In our view, these navigational services are as much a necessity to the safe operation of vessels as are the cost of adequate fuel, crew or vessel maintenance, among other expenses. However, as I stated, the cost of these navigational services is small compared to other shipping expenses and the return is very great.
In fact, as the review also noted, increased economic activity in the Arctic will bring greater demand and opportunity for shipping companies operating in the north. The government of Nunavut estimated a 32% increase in the number of scheduled stops as part of the sealift arrangement with suppliers. This in turn places greater demand for Coast Guard services. Eliminating the modest cost recovery associated with marine services fees does not appear to be a feasible option at this time.
The government does not concur with the motion before the House today. What we do agree with is continuing our efforts, in partnership with the industry, to find reasonable options in regard to marine services fees.
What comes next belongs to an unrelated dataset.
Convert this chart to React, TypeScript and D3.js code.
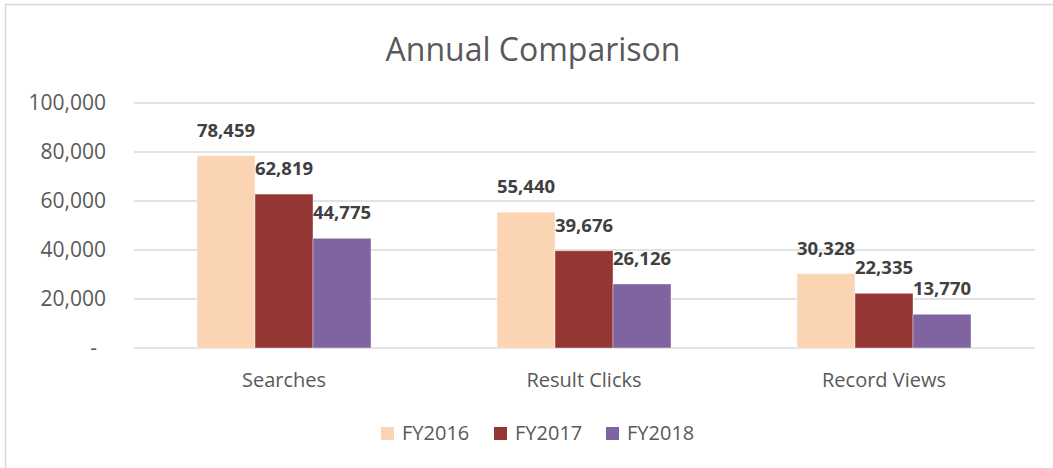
import React from "react";
import * as d3 from "d3";

const categories = ["Searches", "Result Clicks", "Record Views"];
const seriesNames = ["FY2016", "FY2017", "FY2018"];
const fy2016 = [78459, 55440, 30328];
const fy2017 = [62819, 39676, 22335];
const fy2018 = [44775, 26126, 13770];
const yTicks = [0, 20000, 40000, 60000, 80000, 100000];
const colors = ["#FBD4B4", "#943634", "#8064A2"];

const W = 1053;
const H = 468;
const FONT = "'Open Sans', 'Liberation Sans', sans-serif";

export default function App() {
  const series = [fy2016, fy2017, fy2018];
  const x0 = d3.scaleBand<string>().domain(categories).range([134, 1034]).paddingInner(0).paddingOuter(0);
  const groupW = 174;
  const x1 = d3.scaleBand<string>().domain(seriesNames).range([0, groupW]).padding(0);
  const y = d3.scaleLinear().domain([0, 100000]).range([348, 103]);
  const fmt = d3.format(",");

  return (
    <svg width={W} height={H} style={{ position: "absolute", left: 0, top: 0, background: "#fff" }}>
      <rect x={5.5} y={4.5} width={1060} height={470} fill="#fff" stroke="#D9D9D9" strokeWidth={1.5} />
      <text x={533} y={61} textAnchor="middle" fontFamily={FONT} fontSize={32} fill="#595959">
        Annual Comparison
      </text>
      {yTicks.map((t) => (
        <g key={t}>
          <line x1={134} x2={1035} y1={y(t)} y2={y(t)} stroke="#D9D9D9" strokeWidth={1.5} />
          <text
            x={t === 0 ? 97 : 106}
            y={y(t)}
            dy="0.35em"
            textAnchor="end"
            fontFamily={FONT}
            fontSize={21}
            fill="#595959"
          >
            {t === 0 ? "-" : fmt(t)}
          </text>
        </g>
      ))}
      {categories.map((c, ci) => {
        const gx = (x0(c) as number) + (x0.bandwidth() - groupW) / 2;
        return (
          <g key={c}>
            {seriesNames.map((s, si) => {
              const v = series[si][ci];
              const bx = gx + (x1(s) as number);
              const bw = x1.bandwidth();
              return (
                <g key={s}>
                  <rect
                    x={bx}
                    y={y(v)}
                    width={bw}
                    height={y(0) - y(v)}
                    fill={colors[si]}
                    stroke="#fff"
                    strokeOpacity={0.5}
                    strokeWidth={0.75}
                  />
                  <text
                    x={bx + bw / 2}
                    y={y(v) - 19}
                    textAnchor="middle"
                    fontFamily={FONT}
                    fontSize={18.5}
                    fontWeight="bold"
                    fill="#404040"
                  >
                    {fmt(v)}
                  </text>
                </g>
              );
            })}
            <text
              x={(x0(c) as number) + x0.bandwidth() / 2}
              y={387}
              textAnchor="middle"
              fontFamily={FONT}
              fontSize={20}
              fill="#595959"
            >
              {c}
            </text>
          </g>
        );
      })}
      {seriesNames.map((s, si) => {
        const lx = [381, 494, 606][si];
        return (
          <g key={s}>
            <rect x={lx} y={427} width={13} height={13} fill={colors[si]} />
            <text x={lx + 21} y={433} dy="0.35em" fontFamily={FONT} fontSize={20} fill="#595959">
              {s}
            </text>
          </g>
        );
      })}
    </svg>
  );
}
The Canadian Coast Guard is an indispensable part of our country's marine transportation network. Ask any mariner who has faced treacherous waters or trouble at sea. The talented and dedicated people behind this unique organization are committed to providing safe passage to all those who ply our waters, but they need the right tools and the right support to do their jobs properly.
We in government are tasked with making the right decisions that balance service to the public with sound fiscal stewardship of public resources. Marine services fees are part of this responsibility in ensuring the Coast Guard can continue its key role in marine safety.
We are committed to the best interest of our northern citizens. For the Department of Fisheries and Oceans, these interests are best served by providing safe and accessible waterways, vital to the well-being of Canadians north of 60.